→ Problem details
Write out the listing below in full and exactly, leaving out every picture.

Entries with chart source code
┌──

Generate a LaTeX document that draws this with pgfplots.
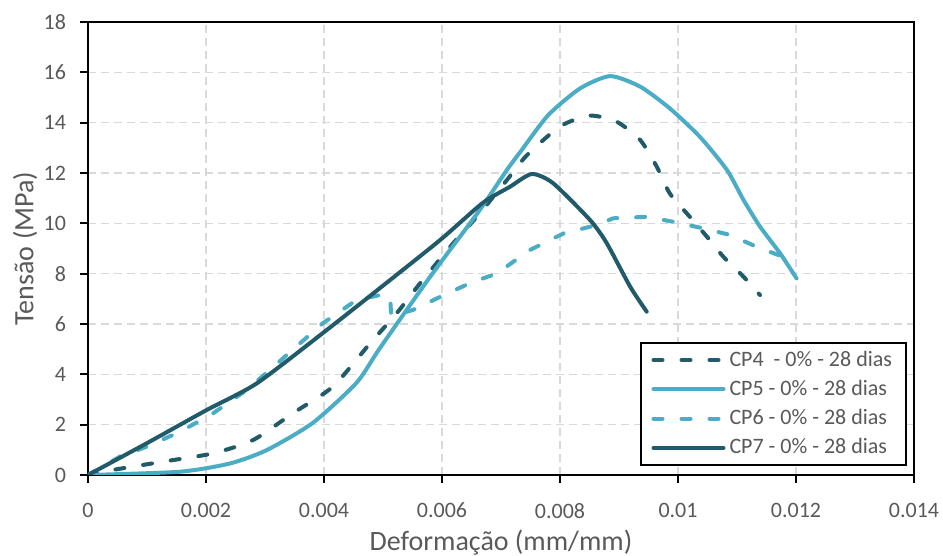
\documentclass[border=0pt]{standalone}
\usepackage{pgfplots}
\pgfplotsset{compat=1.18}
\usepackage{fontspec}
\setmainfont{Carlito}
\definecolor{darkteal}{HTML}{215B69}
\definecolor{lightaqua}{HTML}{4BACC6}
\definecolor{txtgray}{HTML}{595959}
\definecolor{gridgray}{HTML}{D9D9D9}

\begin{document}
\begin{tikzpicture}
\path[use as bounding box] (-44pt,-40.5pt) rectangle (427.5pt,237.5pt);
\begin{axis}[
  at={(0,0)}, anchor=south west,
  scale only axis,
  width=413pt, height=226.5pt,
  xmin=0, xmax=0.014,
  ymin=0, ymax=18,
  xtick={0,0.002,0.004,0.006,0.008,0.01,0.012,0.014},
  ytick={0,2,4,6,8,10,12,14,16,18},
  scaled x ticks=false,
  xticklabel style={/pgf/number format/fixed, /pgf/number format/precision=3, yshift=-6.5pt},
  yticklabel style={xshift=-3.5pt},
  /pgf/number format/assume math mode=true,
  tick align=outside,
  tick pos=left,
  major tick length=4pt,
  axis line style={black, line width=1pt},
  every tick/.style={black, line width=1pt},
  grid=major,
  major grid style={gridgray, line width=0.8pt, dash pattern=on 4pt off 2.5pt},
  tick label style={font=\fontsize{11}{13}\selectfont, text=txtgray},
  xlabel={Deformação (mm/mm)},
  ylabel={Tensão (MPa)},
  every axis x label/.style={at={(axis description cs:0.5,-0.150)}, anchor=center,
    font=\fontsize{14}{16}\selectfont, text=txtgray},
  every axis y label/.style={at={(axis description cs:-0.0763,0.5)}, anchor=center, rotate=90,
    font=\fontsize{14}{16}\selectfont, text=txtgray},
  legend style={at={(rel axis cs:1,0)}, anchor=south east, xshift=-3.5pt, yshift=4.5pt,
    draw=black, line width=1pt, font=\fontsize{11}{13}\selectfont, text=txtgray,
    row sep=1.5pt, inner xsep=5pt, inner ysep=2pt},
  legend cell align=left,
  legend image code/.code={\path (0pt,0pt); \draw[#1] (0.5pt,0pt) -- (35.5pt,0pt);},
  every axis plot/.append style={line width=2pt, line join=round, line cap=round},
]
% CP4
\addplot[darkteal, dash pattern=on 4.5pt off 9.5pt, smooth, tension=0.4] coordinates {
(0,0) (0.00042,0.2) (0.00127,0.53) (0.00212,0.86) (0.0028,1.39) (0.00347,2.45)
(0.00415,3.51) (0.00478,5.23) (0.00523,6.42) (0.00563,7.62) (0.00619,9.21)
(0.00659,10.26) (0.0071,11.72) (0.00744,12.71) (0.0080,13.85) (0.0085,14.28)
(0.00896,14.04) (0.00936,13.31) (0.00964,12.25) (0.00986,11.19) (0.0102,10.26)
(0.01049,9.47) (0.01077,8.67) (0.01111,7.88) (0.01139,7.15)
};
\addlegendentry{CP4~ - 0\% - 28 dias}
% CP5
\addplot[lightaqua, smooth, tension=0.4] coordinates {
(0,0) (0.00156,0.13) (0.00241,0.46) (0.00303,0.99) (0.00381,2.07) (0.00455,3.66)
(0.00495,5.05) (0.0058,7.88) (0.00664,10.53) (0.0071,12.12) (0.00735,12.91)
(0.0078,14.3) (0.00834,15.36) (0.00885,15.85) (0.00936,15.43) (0.00986,14.57)
(0.01037,13.44) (0.01083,12.12) (0.01111,10.93) (0.01139,9.87) (0.01173,8.81)
(0.01201,7.81)
};
\addlegendentry{CP5 - 0\% - 28 dias}
% CP6
\addplot[lightaqua, dash pattern=on 4.5pt off 9.5pt] coordinates {
(0,0) (0.00054,0.73) (0.00099,1.12) (0.00156,1.72) (0.00212,2.45) (0.00269,3.38)
(0.00308,4.17) (0.00398,6.03) (0.00455,6.95) (0.00495,7.15) (0.00512,7.08)
(0.00514,6.3) (0.00551,6.56) (0.00597,7.08) (0.00647,7.62) (0.00693,8.01)
(0.00749,8.94) (0.00806,9.6) (0.00862,9.93) (0.0089,10.2) (0.00947,10.26)
(0.00992,10.06) (0.01043,9.8) (0.01088,9.54) (0.01133,9.07) (0.01178,8.67)
};
\addlegendentry{CP6 - 0\% - 28 dias}
% CP7
\addplot[darkteal, smooth, tension=0.4] coordinates {
(0,0) (0.000995,1.26) (0.00201,2.58) (0.00286,3.64) (0.00398,5.64) (0.00495,7.43)
(0.00597,9.34) (0.00669,10.81) (0.00715,11.45) (0.00752,11.96) (0.00788,11.6)
(0.00851,10.13) (0.00879,9.22) (0.00919,7.48) (0.00947,6.49)
};
\addlegendentry{CP7 - 0\% - 28 dias}
\end{axis}
\end{tikzpicture}
\end{document}
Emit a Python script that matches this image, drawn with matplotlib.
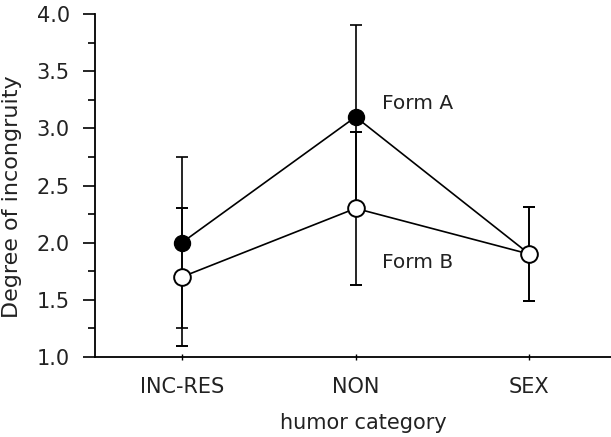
import matplotlib
matplotlib.use("Agg")
import matplotlib.pyplot as plt
from matplotlib.ticker import MultipleLocator

categories = ["INC-RES", "NON", "SEX"]
form_a = [2.0, 3.1, 1.9]
form_a_err = [0.75, 0.8, 0.41]
form_b = [1.7, 2.3, 1.9]
form_b_err = [0.6, 0.67, 0.41]
yticks = [1.0, 1.5, 2.0, 2.5, 3.0, 3.5, 4.0]

plt.rcParams['font.family'] = ['DejaVu Sans']
fig = plt.figure(figsize=(6.11, 4.37), dpi=100)
ax = fig.add_axes([95/611, 80/437, 1 - 95/611, 343/437])

x = [1, 2, 3]
ax.errorbar(x, form_a, yerr=form_a_err, fmt='-o', color='black', mfc='black', mec='black',
            ms=11.5, lw=1.2, elinewidth=1.2, capsize=4, capthick=1.2, zorder=3)
ax.errorbar(x, form_b, yerr=form_b_err, fmt='-o', color='black', mfc='white', mec='black',
            ms=12, mew=1.4, lw=1.2, elinewidth=1.2, capsize=4, capthick=1.2, zorder=4)

ax.text(2.15, 3.22, "Form A", fontsize=14.5, color='#222', va='center', ha='left')
ax.text(2.15, 1.83, "Form B", fontsize=14.5, color='#222', va='center', ha='left')

ax.set_xlim(0.5, 3.47)
ax.set_ylim(1.0, 4.0)
ax.set_xticks(x)
ax.set_xticklabels(categories)
ax.set_yticks(yticks)
ax.set_yticklabels([f"{v:.1f}" for v in yticks])
ax.yaxis.set_minor_locator(MultipleLocator(0.25))
ax.spines['top'].set_visible(False)
ax.spines['right'].set_visible(False)
for s in ['left', 'bottom']:
    ax.spines[s].set_linewidth(1.3)
ax.tick_params(axis='y', which='major', direction='out', length=9, width=1.2, labelsize=15, colors='black', labelcolor='#222', pad=9)
ax.tick_params(axis='y', which='minor', direction='out', length=5, width=1.2)
ax.tick_params(axis='x', which='major', direction='inout', length=5, width=1.0, labelsize=15, labelcolor='#222', pad=12)
ax.set_xlabel("humor category", fontsize=15, color='#222')
ax.set_ylabel("Degree of incongruity", fontsize=16, color='#222')
ax.yaxis.set_label_coords((12 - 95) / 516, (357 - 196.5) / 343)
ax.xaxis.set_label_coords((363.5 - 95) / 516, -66 / 343)
ax.xaxis.label.set_va('center')
ax.yaxis.label.set_va('center')

fig.savefig("out.png", dpi=100)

└──

→ Response to the exercise
Generate a LaTeX document that draws this with pgfplots.
\documentclass[border=0pt]{standalone}
\usepackage{pgfplots}
\pgfplotsset{compat=1.18}
\usepackage{fontspec}
\setmainfont{Carlito}
\definecolor{darkteal}{HTML}{215B69}
\definecolor{lightaqua}{HTML}{4BACC6}
\definecolor{txtgray}{HTML}{595959}
\definecolor{gridgray}{HTML}{D9D9D9}

\begin{document}
\begin{tikzpicture}
\path[use as bounding box] (-44pt,-40.5pt) rectangle (427.5pt,237.5pt);
\begin{axis}[
  at={(0,0)}, anchor=south west,
  scale only axis,
  width=413pt, height=226.5pt,
  xmin=0, xmax=0.014,
  ymin=0, ymax=18,
  xtick={0,0.002,0.004,0.006,0.008,0.01,0.012,0.014},
  ytick={0,2,4,6,8,10,12,14,16,18},
  scaled x ticks=false,
  xticklabel style={/pgf/number format/fixed, /pgf/number format/precision=3, yshift=-6.5pt},
  yticklabel style={xshift=-3.5pt},
  /pgf/number format/assume math mode=true,
  tick align=outside,
  tick pos=left,
  major tick length=4pt,
  axis line style={black, line width=1pt},
  every tick/.style={black, line width=1pt},
  grid=major,
  major grid style={gridgray, line width=0.8pt, dash pattern=on 4pt off 2.5pt},
  tick label style={font=\fontsize{11}{13}\selectfont, text=txtgray},
  xlabel={Deformação (mm/mm)},
  ylabel={Tensão (MPa)},
  every axis x label/.style={at={(axis description cs:0.5,-0.150)}, anchor=center,
    font=\fontsize{14}{16}\selectfont, text=txtgray},
  every axis y label/.style={at={(axis description cs:-0.0763,0.5)}, anchor=center, rotate=90,
    font=\fontsize{14}{16}\selectfont, text=txtgray},
  legend style={at={(rel axis cs:1,0)}, anchor=south east, xshift=-3.5pt, yshift=4.5pt,
    draw=black, line width=1pt, font=\fontsize{11}{13}\selectfont, text=txtgray,
    row sep=1.5pt, inner xsep=5pt, inner ysep=2pt},
  legend cell align=left,
  legend image code/.code={\path (0pt,0pt); \draw[#1] (0.5pt,0pt) -- (35.5pt,0pt);},
  every axis plot/.append style={line width=2pt, line join=round, line cap=round},
]
% CP4
\addplot[darkteal, dash pattern=on 4.5pt off 9.5pt, smooth, tension=0.4] coordinates {
(0,0) (0.00042,0.2) (0.00127,0.53) (0.00212,0.86) (0.0028,1.39) (0.00347,2.45)
(0.00415,3.51) (0.00478,5.23) (0.00523,6.42) (0.00563,7.62) (0.00619,9.21)
(0.00659,10.26) (0.0071,11.72) (0.00744,12.71) (0.0080,13.85) (0.0085,14.28)
(0.00896,14.04) (0.00936,13.31) (0.00964,12.25) (0.00986,11.19) (0.0102,10.26)
(0.01049,9.47) (0.01077,8.67) (0.01111,7.88) (0.01139,7.15)
};
\addlegendentry{CP4~ - 0\% - 28 dias}
% CP5
\addplot[lightaqua, smooth, tension=0.4] coordinates {
(0,0) (0.00156,0.13) (0.00241,0.46) (0.00303,0.99) (0.00381,2.07) (0.00455,3.66)
(0.00495,5.05) (0.0058,7.88) (0.00664,10.53) (0.0071,12.12) (0.00735,12.91)
(0.0078,14.3) (0.00834,15.36) (0.00885,15.85) (0.00936,15.43) (0.00986,14.57)
(0.01037,13.44) (0.01083,12.12) (0.01111,10.93) (0.01139,9.87) (0.01173,8.81)
(0.01201,7.81)
};
\addlegendentry{CP5 - 0\% - 28 dias}
% CP6
\addplot[lightaqua, dash pattern=on 4.5pt off 9.5pt] coordinates {
(0,0) (0.00054,0.73) (0.00099,1.12) (0.00156,1.72) (0.00212,2.45) (0.00269,3.38)
(0.00308,4.17) (0.00398,6.03) (0.00455,6.95) (0.00495,7.15) (0.00512,7.08)
(0.00514,6.3) (0.00551,6.56) (0.00597,7.08) (0.00647,7.62) (0.00693,8.01)
(0.00749,8.94) (0.00806,9.6) (0.00862,9.93) (0.0089,10.2) (0.00947,10.26)
(0.00992,10.06) (0.01043,9.8) (0.01088,9.54) (0.01133,9.07) (0.01178,8.67)
};
\addlegendentry{CP6 - 0\% - 28 dias}
% CP7
\addplot[darkteal, smooth, tension=0.4] coordinates {
(0,0) (0.000995,1.26) (0.00201,2.58) (0.00286,3.64) (0.00398,5.64) (0.00495,7.43)
(0.00597,9.34) (0.00669,10.81) (0.00715,11.45) (0.00752,11.96) (0.00788,11.6)
(0.00851,10.13) (0.00879,9.22) (0.00919,7.48) (0.00947,6.49)
};
\addlegendentry{CP7 - 0\% - 28 dias}
\end{axis}
\end{tikzpicture}
\end{document}
Emit a Python script that matches this image, drawn with matplotlib.
import matplotlib
matplotlib.use("Agg")
import matplotlib.pyplot as plt
from matplotlib.ticker import MultipleLocator

categories = ["INC-RES", "NON", "SEX"]
form_a = [2.0, 3.1, 1.9]
form_a_err = [0.75, 0.8, 0.41]
form_b = [1.7, 2.3, 1.9]
form_b_err = [0.6, 0.67, 0.41]
yticks = [1.0, 1.5, 2.0, 2.5, 3.0, 3.5, 4.0]

plt.rcParams['font.family'] = ['DejaVu Sans']
fig = plt.figure(figsize=(6.11, 4.37), dpi=100)
ax = fig.add_axes([95/611, 80/437, 1 - 95/611, 343/437])

x = [1, 2, 3]
ax.errorbar(x, form_a, yerr=form_a_err, fmt='-o', color='black', mfc='black', mec='black',
            ms=11.5, lw=1.2, elinewidth=1.2, capsize=4, capthick=1.2, zorder=3)
ax.errorbar(x, form_b, yerr=form_b_err, fmt='-o', color='black', mfc='white', mec='black',
            ms=12, mew=1.4, lw=1.2, elinewidth=1.2, capsize=4, capthick=1.2, zorder=4)

ax.text(2.15, 3.22, "Form A", fontsize=14.5, color='#222', va='center', ha='left')
ax.text(2.15, 1.83, "Form B", fontsize=14.5, color='#222', va='center', ha='left')

ax.set_xlim(0.5, 3.47)
ax.set_ylim(1.0, 4.0)
ax.set_xticks(x)
ax.set_xticklabels(categories)
ax.set_yticks(yticks)
ax.set_yticklabels([f"{v:.1f}" for v in yticks])
ax.yaxis.set_minor_locator(MultipleLocator(0.25))
ax.spines['top'].set_visible(False)
ax.spines['right'].set_visible(False)
for s in ['left', 'bottom']:
    ax.spines[s].set_linewidth(1.3)
ax.tick_params(axis='y', which='major', direction='out', length=9, width=1.2, labelsize=15, colors='black', labelcolor='#222', pad=9)
ax.tick_params(axis='y', which='minor', direction='out', length=5, width=1.2)
ax.tick_params(axis='x', which='major', direction='inout', length=5, width=1.0, labelsize=15, labelcolor='#222', pad=12)
ax.set_xlabel("humor category", fontsize=15, color='#222')
ax.set_ylabel("Degree of incongruity", fontsize=16, color='#222')
ax.yaxis.set_label_coords((12 - 95) / 516, (357 - 196.5) / 343)
ax.xaxis.set_label_coords((363.5 - 95) / 516, -66 / 343)
ax.xaxis.label.set_va('center')
ax.yaxis.label.set_va('center')

fig.savefig("out.png", dpi=100)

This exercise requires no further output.